И Кобб уставился в иллюминатор. Там, за бортом, был песок. Кобб везде мог узнать цвет песка — то был цвет его болезни.
Стрингер продолжал:
— Тем не менее, они уверили меня, что полет проходит нормально. Полагаю, пилот знает, что делает, хотя, по правде говоря, он выглядит достаточно пожилым, чтобы все ещё летать. Ему лет пятьдесят, не меньше, а это много. Не так ли?
За спиной Кобба капитан Харрис закурил ещё одну сигарету и ощутил, как дёрнулся самолёт, когда пилот поправлял снос. Он был бы непрочь сделать глоток воды из бутылки, потому что тушёное мясо, которое он ел перед взлётом, оказалось пересоленным, но на нем была форма, и следовало проявлять самодисциплину. Ко времени, когда они сядут в Сиди Раффа, жажда будет ещё острее, и тем приятнее будет её утолить. К тому же рядом был Уотсон, а он улавливал у других малейшие слабости.

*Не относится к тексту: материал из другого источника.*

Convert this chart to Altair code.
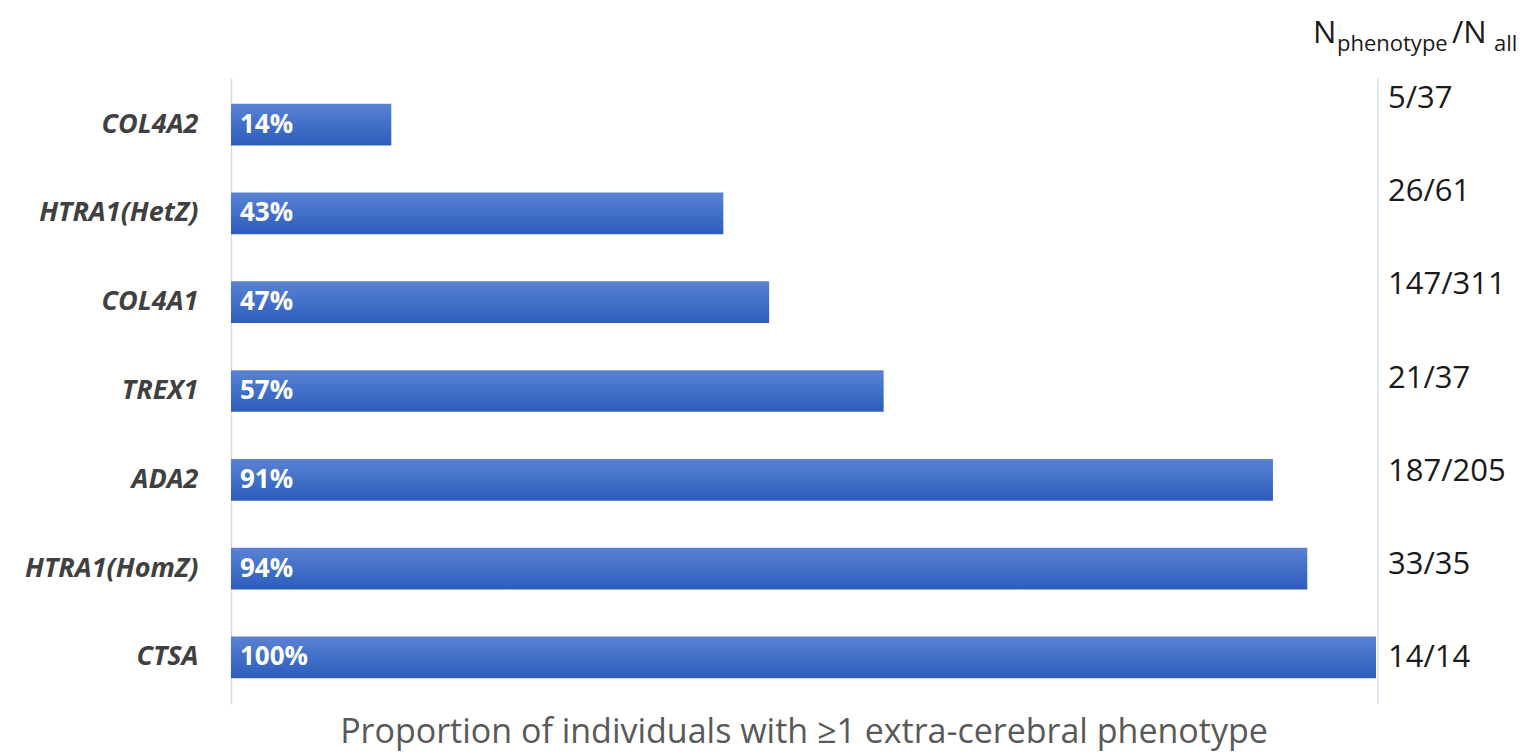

Самолёт снова дёрнуло, и кто-то в шутку вскрикнул, ещё кто-то засмеялся.
Сержант Уотсон, сидевший позади своего офицера, рассматривал его худую вытянутую шею. На ней была розовая потёртость между воротничком и тем местом, которое ещё не успело окрасить солнце после вчерашней стрижки. Эта шея, размышлял Уотсон, годится для пули. Он уже давно думал об этом, и сама мысль доставляла ему удовольствие. Можно в полной безопасности разглядывать чью-то шею — всегда успеешь отвести взгляд, если человек обернётся. Никакого риска нарваться на ответный огонь. Можно все время держать его под прицелом. Этот ублюдок уже два часа как мёртв. Это помогало. Сильно помогало.

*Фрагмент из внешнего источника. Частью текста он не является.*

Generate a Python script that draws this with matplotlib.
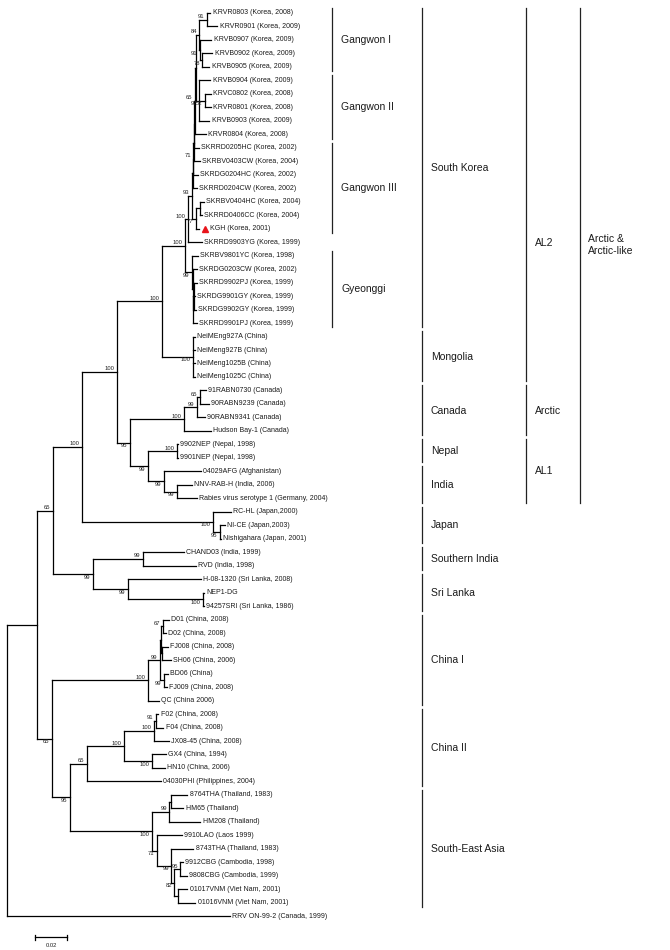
import matplotlib
matplotlib.use('Agg')
import matplotlib.pyplot as plt

plt.rcParams['font.family'] = ['Liberation Sans', 'DejaVu Sans']

# taxa, in the order they appear from top to bottom
taxa = [
    'KRVR0803 (Korea, 2008)', 'KRVR0901 (Korea, 2009)', 'KRVB0907 (Korea, 2009)',
    'KRVB0902 (Korea, 2009)', 'KRVB0905 (Korea, 2009)', 'KRVB0904 (Korea, 2009)',
    'KRVC0802 (Korea, 2008)', 'KRVR0801 (Korea, 2008)', 'KRVB0903 (Korea, 2009)',
    'KRVR0804 (Korea, 2008)', 'SKRRD0205HC (Korea, 2002)', 'SKRBV0403CW (Korea, 2004)',
    'SKRDG0204HC (Korea, 2002)', 'SKRRD0204CW (Korea, 2002)', 'SKRBV0404HC (Korea, 2004)',
    'SKRRD0406CC (Korea, 2004)', 'KGH (Korea, 2001)', 'SKRRD9903YG (Korea, 1999)',
    'SKRBV9801YC (Korea, 1998)', 'SKRDG0203CW (Korea, 2002)', 'SKRRD9902PJ (Korea, 1999)',
    'SKRDG9901GY (Korea, 1999)', 'SKRDG9902GY (Korea, 1999)', 'SKRRD9901PJ (Korea, 1999)',
    'NeiMEng927A (China)', 'NeiMeng927B (China)', 'NeiMeng1025B (China)', 'NeiMeng1025C (China)',
    '91RABN0730 (Canada)', '90RABN9239 (Canada)', '90RABN9341 (Canada)', 'Hudson Bay-1 (Canada)',
    '9902NEP (Nepal, 1998)', '9901NEP (Nepal, 1998)', '04029AFG (Afghanistan)',
    'NNV-RAB-H (India, 2006)', 'Rabies virus serotype 1 (Germany, 2004)',
    'RC-HL (Japan,2000)', 'NI-CE (Japan,2003)', 'Nishigahara (Japan, 2001)',
    'CHAND03 (India, 1999)', 'RVD (India, 1998)', 'H-08-1320 (Sri Lanka, 2008)',
    'NEP1-DG', '94257SRI (Sri Lanka, 1986)',
    'D01 (China, 2008)', 'D02 (China, 2008)', 'FJ008 (China, 2008)', 'SH06 (China, 2006)',
    'BD06 (China)', 'FJ009 (China, 2008)', 'QC (China 2006)',
    'F02 (China, 2008)', 'F04 (China, 2008)', 'JX08-45 (China, 2008)', 'GX4 (China, 1994)',
    'HN10 (China, 2006)', '04030PHI (Philippines, 2004)',
    '8764THA (Thailand, 1983)', 'HM65 (Thailand)', 'HM208 (Thailand)', '9910LAO (Laos 1999)',
    '8743THA (Thailand, 1983)', '9912CBG (Cambodia, 1998)', '9808CBG (Cambodia, 1999)',
    '01017VNM (Viet Nam, 2001)', '01016VNM (Viet Nam, 2001)',
    'RRV ON-99-2 (Canada, 1999)',
]
marked_taxon = 16  # KGH, red triangle

# newick pieces: leaf = taxon index, internal label = bootstrap
gangwon_1 = "((0:.0019,1:.0063)91:.0050,(2:.0069,(3:.0063,4:.0044)78:.0013)91:.0006)84:.0019"
gangwon_2 = "(5:.0069,(6:.0037,7:.0037)52:.0037,8:.0063)97:.0019"
gangwon = ("((((((" + gangwon_1 + "," + gangwon_2 + "):.0011,9:.0073)65:.0003,10:.0032):.0002,"
           "11:.0040):.0002,12:.0029)71:.0002,13:.0025):.0006")
korea = ("(((" + gangwon + ",((14:.0025,15:.0013):.0025,16:.0019)77:.0025)93:.0025,17:.0088)100:.0019,"
         "(18:.0037,(19:.0028,((20:.0022,21:.0009,22:.0016):.0003,23:.0025):.0003):.0003)99:.0044)100:.0144")
mongolia = "(24:.0013,25:.0013,26:.0013,27:.0013)100:.0194"
canada = "(((28:.0038,29:.0056)65:.0019,30:.0050)99:.0081,31:.0169)100:.0338"
nepal_india = "((32:.0006,33:.0006)100:.0181,(34:.0231,(35:.0094,36:.0125)99:.0081)99:.0100)99:.0113"
japan = "(37:.0113,(38:.0031,39:.0006)95:.0044)100:.0819"
clade_d = ("(((" + korea + "," + mongolia + ")100:.0281,(" + canada + "," + nepal_india
           + ")95:.0081)100:.0219," + japan + ")100:.0181")
south_asia = "((40:.0256,41:.0331)99:.0313,(42:.0456,(43:.0006,44:.0006)100:.0469)99:.0219)99:.0250"
china_1 = ("((((45:.0038,46:.0019)67:.0013,(47:.0038,48:.0056):.0006):.0006,"
           "(49:.0025,50:.0019)99:.0025)99:.0075,51:.0069)100:.0600")
china_2 = ("((((52:.0013,53:.0044)91:.0013,54:.0094)100:.0188,(55:.0088,56:.0081)100:.0175)100:.0231,"
           "57:.0463)65:.0106")
se_asia = ("(((58:.0100,59:.0075):.0013,60:.0194)99:.0106,(61:.0156,(62:.0138,((63:.0013,64:.0038)95:.0038,"
           "(65:.0056,66:.0106):.0025)82:.0019)99:.0088)71:.0031)100:.0513")
tree_newick = ("(((" + clade_d + "," + south_asia + ")65:.0100,(" + china_1 + ",(" + china_2 + ","
               + se_asia + ")95:.0113)65:.0094):.0188,67:.1394);")

# clade brackets on the right: (name, first taxon, last taxon)
groups_1 = [('Gangwon I', 0, 4), ('Gangwon II', 5, 9), ('Gangwon III', 10, 16), ('Gyeonggi', 18, 23)]
groups_2 = [('South Korea', 0, 23), ('Mongolia', 24, 27), ('Canada', 28, 31), ('Nepal', 32, 33),
            ('India', 34, 36), ('Japan', 37, 39), ('Southern India', 40, 41), ('Sri Lanka', 42, 44),
            ('China I', 45, 51), ('China II', 52, 57), ('South-East Asia', 58, 66)]
groups_3 = [('AL2', 0, 27), ('Arctic', 28, 31), ('AL1', 32, 36)]
groups_4 = [('Arctic &\nArctic-like', 0, 36)]

scale_length = 0.02


def parse_newick(s):
    s = s.replace(' ', '')
    pos = 0

    def node():
        nonlocal pos
        children = []
        if s[pos] == '(':
            pos += 1
            children.append(node())
            while s[pos] == ',':
                pos += 1
                children.append(node())
            pos += 1
        start = pos
        while s[pos] not in ':,);':
            pos += 1
        label = s[start:pos]
        length = 0.0
        if s[pos] == ':':
            pos += 1
            start = pos
            while s[pos] not in ',);':
                pos += 1
            length = float(s[start:pos])
        return {'children': children, 'label': label, 'length': length}

    return node()


def layout(nd, parent_x):
    nd['x'] = parent_x + nd['length']
    if not nd['children']:
        nd['y'] = float(nd['label'])
        return
    for c in nd['children']:
        layout(c, nd['x'])
    nd['y'] = (nd['children'][0]['y'] + nd['children'][-1]['y']) / 2


def draw(ax, nd):
    kids = nd['children']
    line = dict(color='black', lw=0.9, solid_capstyle='projecting')
    ax.plot([nd['x'], nd['x']], [kids[0]['y'], kids[-1]['y']], **line)
    for i, c in enumerate(kids):
        ax.plot([nd['x'], c['x']], [c['y'], c['y']], **line)
        if c['children']:
            if c['label']:
                above = i == 0
                ax.annotate(c['label'], (c['x'], c['y']), xytext=(-1.8, 0.4 if above else -0.4),
                            textcoords='offset points', ha='right',
                            va='bottom' if above else 'top', fontsize=4.2, color='#222222')
            draw(ax, c)
        else:
            k = int(c['label'])
            dx = 1.6
            if k == marked_taxon:
                ax.annotate('', (c['x'], c['y']))
                ax.plot([c['x']], [c['y']], marker='^', ms=5, color='#e8141b', mec='#e8141b',
                        transform=ax.transData + matplotlib.transforms.ScaledTranslation(
                            4.3 / 72, 0, ax.figure.dpi_scale_trans))
                dx = 7.6
            ax.annotate(taxa[k], (c['x'], c['y']), xytext=(dx, 0), textcoords='offset points',
                        ha='left', va='center', fontsize=5.0, color='#1a1a1a')


def draw_groups(ax, groups, col_x, text_dx, label_pos=None):
    tr = ax.get_yaxis_transform()
    for name, a, b in groups:
        ax.plot([col_x, col_x], [a - 0.38, b + 0.32], color='#222222', lw=0.9, transform=tr)
        yl = (a + b) / 2
        if label_pos and name in label_pos:
            yl = label_pos[name]
        ax.text(col_x + text_dx, yl, name, transform=tr, ha='left', va='center',
                fontsize=7.5, color='#1a1a1a', linespacing=1.25)


fig = plt.figure(figsize=(6.7, 9.5), dpi=100)
ax = fig.add_axes([0, 0, 1, 1])
ax.set_xlim(-0.0044, 0.4144)
ax.set_ylim(69.5, -0.96)
ax.axis('off')

tree = parse_newick(tree_newick)
layout(tree, 0.0)
draw(ax, tree)

gap = 9 / 670
draw_groups(ax, groups_1, 332 / 670, gap)
draw_groups(ax, groups_2, 422 / 670, gap)
draw_groups(ax, groups_3, 526 / 670, gap, label_pos={'AL2': 17.1})
draw_groups(ax, groups_4, 580 / 670, 8 / 670, label_pos={'Arctic &\nArctic-like': 17.2})

# scale bar
sx0, sy = 0.0175, 68.55
ax.plot([sx0, sx0 + scale_length], [sy, sy], color='black', lw=0.9)
for xe in (sx0, sx0 + scale_length):
    ax.plot([xe, xe], [sy - 0.18, sy + 0.18], color='black', lw=0.9)
ax.text(sx0 + scale_length / 2, sy + 0.45, str(scale_length), ha='center', va='top',
        fontsize=4.2, color='#222222')

fig.savefig('out.png', dpi=100)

Насытившись сладостью победы, Уотсон осмотрелся вокруг и подумал, что охотно навсегда расплевался бы с армией, смешался с толпой таких вот парней, разоделся бы в гражданскую одежду, как у них, — джинсы и туфли какого хочешь цвета, клетчатую рубаху и все такое, — а какие деньги, должно быть, они гребут… у каждого золотые часы величиной с будильник, а в карманах паркеровские ручки! Некоторые загребают по двести монет, да ещё раз в три месяца ездят домой на целый месяц за счёт компании… об этом и думать невыносимо. И никаких над тобой выскочек-офицеров, этаких отцов-командиров, свысока поглядывающих на тебя как на сопливого трущобного мальца. Этих проклятых Харрисов.
Он снова прицелился в красно-белую полоску на шее и дал пару коротких очередей — для разрядки.
Кепель, юноша-немец, рассматривал в пожелтевшем иллюминаторе своё отражение, вслушиваясь в беспрестанный шорох песка. Позади него молчал техасец. В телеграмме было сказано «срочно приезжай», и он по-разному раскладывал в уме эти слова, пока они не потеряли всякий смысл.